With KAFKA-17433, a new custom Gradle property was added that lets us repeat integration tests. This is primarily intended for use in the "deflake" action (documented below), but can also be used locally.
./gradlew -Pkafka.cluster.test.repeat=2 :core:test --tests *ZkMigrationIntegrationTest*
IntelliJ IDEA
Some times, running the tests repeatedly with Gradle does not produce enough load on the system to expose the flakiness. If you are using IntelliJ IDEA, there is an option to run a single test N times or until failure. To enable this, first modify IntelliJ to run the tests directly rather than calling out to Gradle
Then, create a Run Configuration for the flaky test. Under Modify Options, find the Repeat section. On older version of IntelliJ, this dialog may look different, but the option is there somewhere.
GitHub "deflake" Action
There is a special "deflake" action on GitHub that allows us to run a single integration test repeatedly. Currently, it only supports tests written using the ClusterTestExtensions (i.e., @ClusterTest
, @ClusterTests
, and @ClusterTemplate
). It combines Gradle test selectors "--tests" with the new property added in KAFKA-17433. See the Gradle docs on test filtering for valid patterns https://docs.gradle.org/current/userguide/java_testing.html#simple_name_pattern.
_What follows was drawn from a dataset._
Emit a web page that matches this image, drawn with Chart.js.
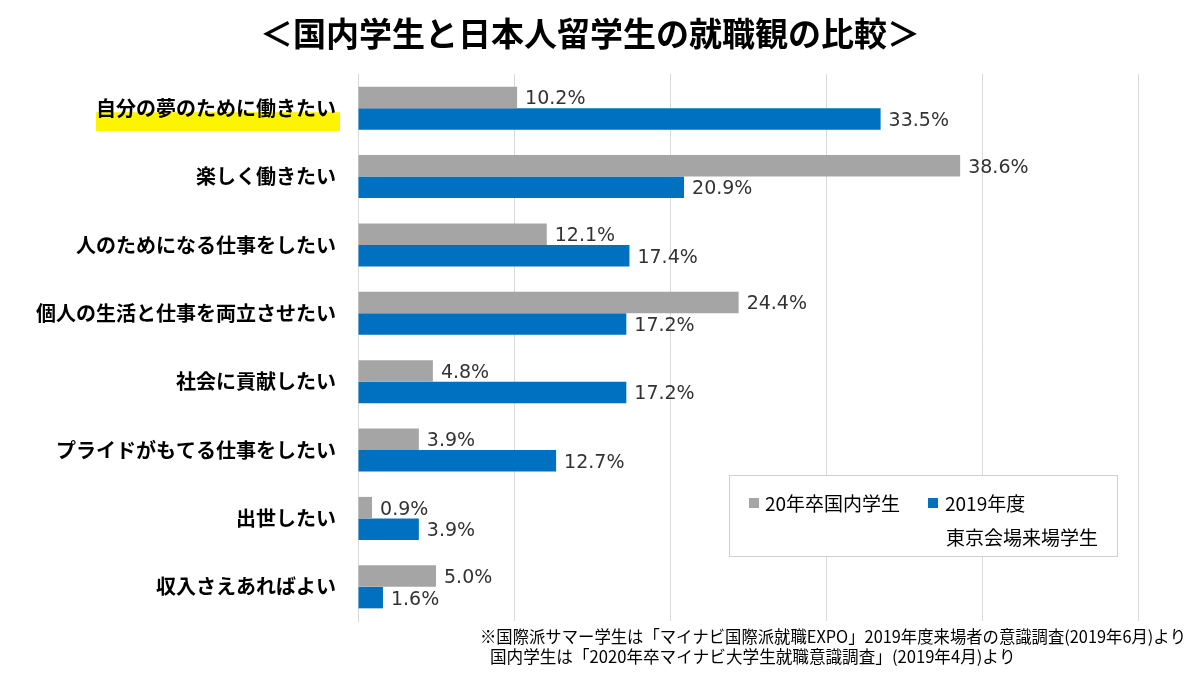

The deflake action is located https://github.com/apache/kafka/actions/workflows/deflake.yml
The Action is limited to 60 minutes of execution time, so take care not to run too many tests or use too many repetitions. Committers using this action can push their branch to apache/kafka in order to see a Gradle Build Scan of the job.
Fixing the flakes
As time permits, contributors will work on fixes for flaky tests. We should generally prioritize fixing flaky tests over new feature development, but we must also be practical. If a subject matter expert is needed to fix a given test, it may take a bit of time. If subject matter experts are available, we should expect them to address flaky tests in their before adding new features or new tests.
Some common causes of flaky tests include:
- Timeouts
- Operations not being retried
- Race conditions (in test code, or in production code)
When it comes to merging test fixes, we should not remove the @Flaky
annotation in the same Pull Request that aims to fix the flakiness. The annotation should remain until we have sufficient data to prove that the test has actually stabilized.
In other words: a test is flaky until the data says otherwise!